begin
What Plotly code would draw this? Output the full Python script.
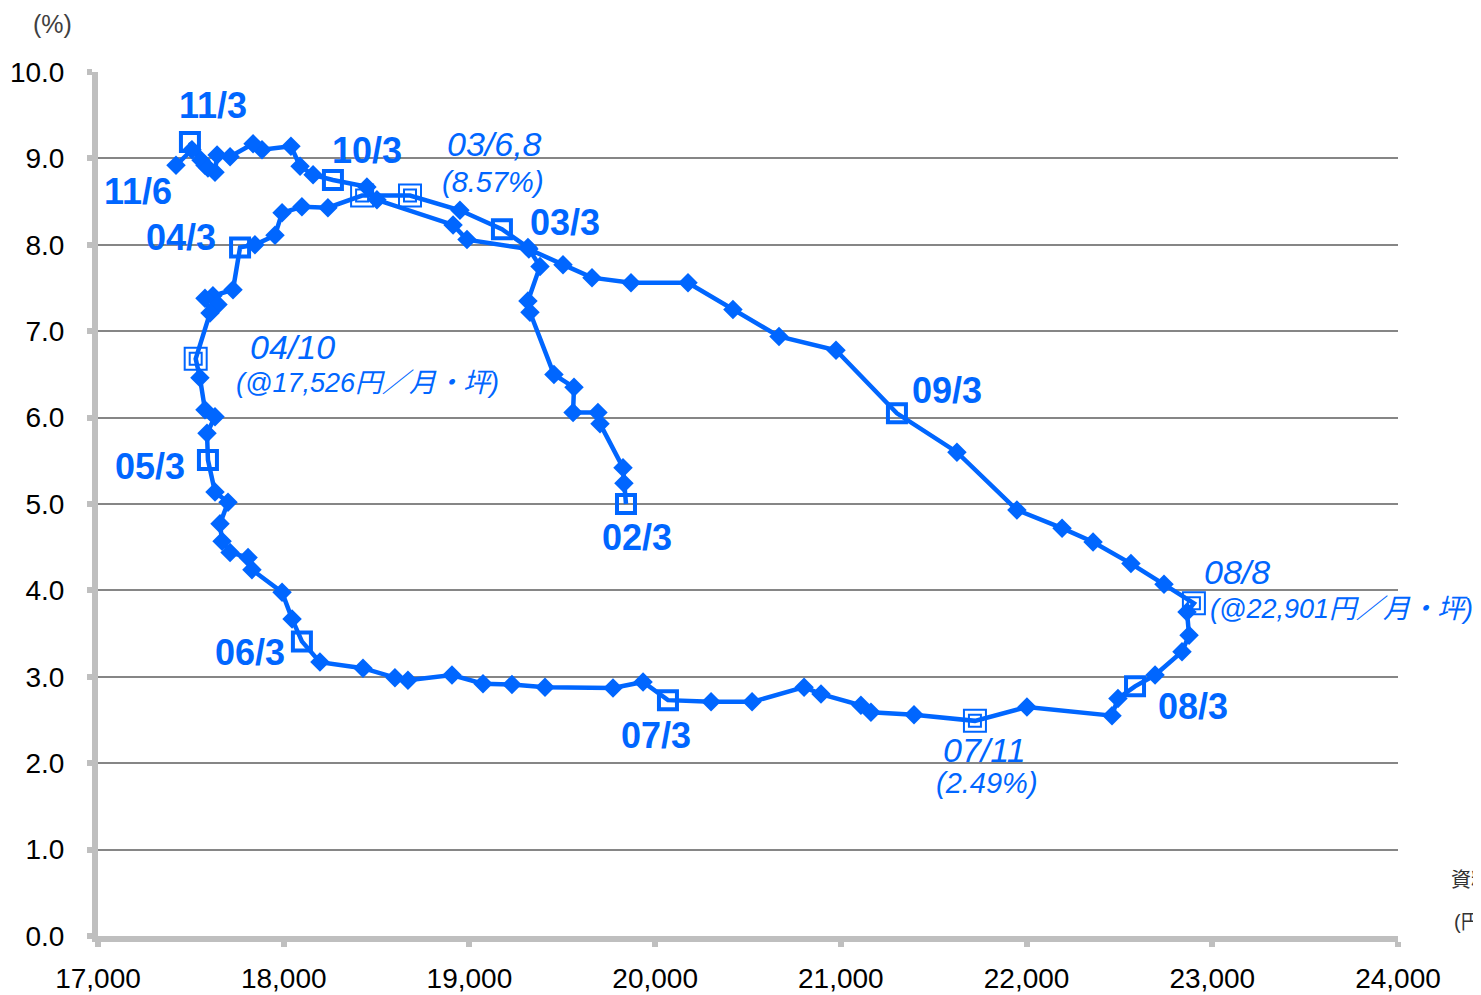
import plotly.graph_objects as go

# ---------------- data ----------------
# average asking rent (円/月・坪) and vacancy rate (%), monthly path 02/3 -> 11/6
rent = [19843, 19832, 19827, 19703, 19692, 19558, 19563, 19455, 19326, 19315,
        19380, 19315, 19175, 18949, 18680, 18422, 18238, 18098, 17991, 17953,
        17845, 17765, 17727, 17619, 17646, 17576, 17603, 17526, 17549, 17576,
        17630, 17587, 17592, 17630, 17700, 17657, 17668, 17711, 17808, 17829,
        17991, 18045, 18098, 18195, 18427, 18599, 18669, 18906, 19073, 19229,
        19407, 19773, 19935, 20069, 20301, 20522, 20802, 20893, 21108, 21162,
        21394, 21722, 22002, 22460, 22492, 22584, 22692, 22837, 22875, 22864,
        22901, 22740, 22562, 22358, 22191, 21948, 21625, 21302, 20974, 20667,
        20419, 20177, 19870, 19660, 19504, 19320, 18987, 18912, 18502, 18448,
        18265, 18158, 18088, 18039, 17883, 17835, 17711, 17641, 17630, 17576,
        17555, 17495, 17592, 17506, 17420]
vacancy = [5.00, 5.24, 5.42, 5.93, 6.06, 6.06, 6.35, 6.50, 7.22, 7.35,
           7.75, 7.97, 8.18, 8.40, 8.57, 8.57, 8.43, 8.44, 8.37, 8.11,
           8.00, 7.97, 7.48, 7.41, 7.31, 7.38, 7.21, 6.68, 6.46, 6.09,
           6.01, 5.82, 5.51, 5.14, 5.02, 4.77, 4.57, 4.44, 4.38, 4.24,
           3.98, 3.67, 3.41, 3.17, 3.10, 2.99, 2.96, 3.02, 2.92, 2.91,
           2.88, 2.87, 2.94, 2.73, 2.71, 2.71, 2.88, 2.80, 2.67, 2.59,
           2.56, 2.49, 2.65, 2.55, 2.75, 2.89, 3.02, 3.29, 3.48, 3.75,
           3.85, 4.07, 4.31, 4.56, 4.72, 4.93, 5.60, 6.05, 6.78, 6.94,
           7.25, 7.56, 7.56, 7.62, 7.77, 7.95, 8.06, 8.23, 8.52, 8.67,
           8.75, 8.81, 8.91, 9.14, 9.10, 9.17, 9.02, 9.04, 8.84, 8.92,
           8.98, 9.19, 8.89, 9.10, 8.92]

# March points (open square) and their labels
march_index = [0, 12, 21, 32, 42, 53, 65, 77, 90, 101]
march_label = ["02/3", "03/3", "04/3", "05/3", "06/3", "07/3", "08/3", "09/3", "10/3", "11/3"]
# latest point
last_index = [104]
last_label = ["11/6"]
# extreme points (double square)
peak_index = [14, 15, 27, 61, 70]
# extreme-point notes: anchor point, first line, second line
note_index = [14, 27, 61, 70]
note_line1 = ["03/6,8", "04/10", "07/11", "08/8"]
note_line2 = ["(8.57%)", "(@17,526円／月・坪)", "(2.49%)", "(@22,901円／月・坪)"]

x_ticks = [17000, 18000, 19000, 20000, 21000, 22000, 23000, 24000]
y_ticks = [0, 1, 2, 3, 4, 5, 6, 7, 8, 9, 10]

# ---------------- styles ----------------
BLUE = "#0066FF"
FONT = "Liberation Sans, Arial, Noto Sans CJK JP, sans-serif"

bold_shift = {"02/3": (11, -33), "03/3": (63, 7), "04/3": (-59, 10), "05/3": (-58, -7),
              "06/3": (-52, -11), "07/3": (-12, -35), "08/3": (58, -20), "09/3": (50, 23),
              "10/3": (34, 30), "11/3": (23, 36), "11/6": (-38, -26)}
note_shift1 = [(84, 52), (97, 12), (10, -29), (43, 31)]
note_shift2 = [(83, 14, "center"), (172, -24, "center"), (12, -62, "center"), (14, -6, "left")]

march_set = set(march_index) | set(peak_index)
diam_idx = [i for i in range(len(rent)) if i not in march_set]

fig = go.Figure()
# connecting line
fig.add_trace(go.Scatter(x=rent, y=vacancy, mode="lines",
                         line=dict(color=BLUE, width=4.5),
                         hoverinfo="skip", cliponaxis=False))
# monthly diamonds
fig.add_trace(go.Scatter(x=[rent[i] for i in diam_idx], y=[vacancy[i] for i in diam_idx],
                         mode="markers",
                         marker=dict(symbol="diamond", size=15, color=BLUE, line=dict(width=0)),
                         hoverinfo="skip", cliponaxis=False))
# March squares
fig.add_trace(go.Scatter(x=[rent[i] for i in march_index], y=[vacancy[i] for i in march_index],
                         mode="markers",
                         marker=dict(symbol="square-open", size=18, color=BLUE,
                                     line=dict(color=BLUE, width=4)),
                         hoverinfo="skip", cliponaxis=False))
# extreme points: double square
for s in (22, 12):
    fig.add_trace(go.Scatter(x=[rent[i] for i in peak_index], y=[vacancy[i] for i in peak_index],
                             mode="markers",
                             marker=dict(symbol="square-open", size=s, color=BLUE,
                                         line=dict(color=BLUE, width=2)),
                             hoverinfo="skip", cliponaxis=False))

ann = []
for i, t in list(zip(march_index, march_label)) + list(zip(last_index, last_label)):
    dx, dy = bold_shift[t]
    ann.append(dict(x=rent[i], y=vacancy[i], xref="x", yref="y", text="<b>%s</b>" % t,
                    showarrow=False, xshift=dx, yshift=dy, xanchor="center", yanchor="middle",
                    font=dict(family=FONT, size=36, color=BLUE)))
for k, i in enumerate(note_index):
    dx, dy = note_shift1[k]
    ann.append(dict(x=rent[i], y=vacancy[i], xref="x", yref="y", text="<i>%s</i>" % note_line1[k],
                    showarrow=False, xshift=dx, yshift=dy, xanchor="center", yanchor="middle",
                    font=dict(family=FONT, size=34, color=BLUE)))
    dx, dy, xa = note_shift2[k]
    ann.append(dict(x=rent[i], y=vacancy[i], xref="x", yref="y", text="<i>%s</i>" % note_line2[k],
                    showarrow=False, xshift=dx, yshift=dy, xanchor=xa, yanchor="middle",
                    font=dict(family=FONT, size=29 if "円" not in note_line2[k] else 27, color=BLUE)))

# The page body has an 8px margin: size the figure so it fits the window and
# place everything in window pixels minus that offset.
OFF = 8
W, H = 1481 - OFF, 995 - OFF
L, T = 98 - OFF, 72 - OFF
R, B = W - (1398 - OFF), H - (936 - OFF)
pw, ph = W - L - R, H - T - B
page_notes = [("(%)", 52, 24, "center", 25, "#404040"),
              ("資料：三鬼商事", 1449, 880, "left", 20, "#333333"),
              ("(円／月・坪)", 1452, 922, "left", 20, "#333333")]
for txt, px, py, xa, fs, col in page_notes:
    ann.append(dict(x=(px - OFF - L) / pw, y=(H - B - (py - OFF)) / ph, xref="paper", yref="paper",
                    text=txt, showarrow=False, xanchor=xa, yanchor="middle",
                    font=dict(family=FONT, size=fs, color=col)))

fig.update_layout(
    width=W, height=H, margin=dict(l=L, r=R, t=T, b=B, autoexpand=False),
    plot_bgcolor="white", paper_bgcolor="white", showlegend=False,
    annotations=ann,
    xaxis=dict(range=[17000, 24000], tickvals=x_ticks, tickformat=",d", automargin=False,
               showgrid=False, zeroline=False, showline=True,
               linecolor="#BFBFBF", linewidth=6, ticks="outside", ticklen=5,
               tickwidth=6, tickcolor="#BFBFBF", ticklabelstandoff=7,
               tickfont=dict(family=FONT, size=28, color="black")),
    yaxis=dict(range=[0, 10], tickvals=y_ticks, tickformat=".1f", automargin=False,
               showgrid=True, gridcolor="#868686", gridwidth=2, zeroline=False,
               showline=True, linecolor="#BFBFBF", linewidth=6, ticks="outside",
               ticklen=5, tickwidth=6, tickcolor="#BFBFBF", ticklabelstandoff=17,
               tickfont=dict(family=FONT, size=28, color="black")),
)

fig.write_html("out.html")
end
Problem
Skip the pictures, please, and transcribe only the lines from the beginning of the material through the one that contains "import plotly.graph_objects as go".

Task result
What Plotly code would draw this? Output the full Python script.
import plotly.graph_objects as go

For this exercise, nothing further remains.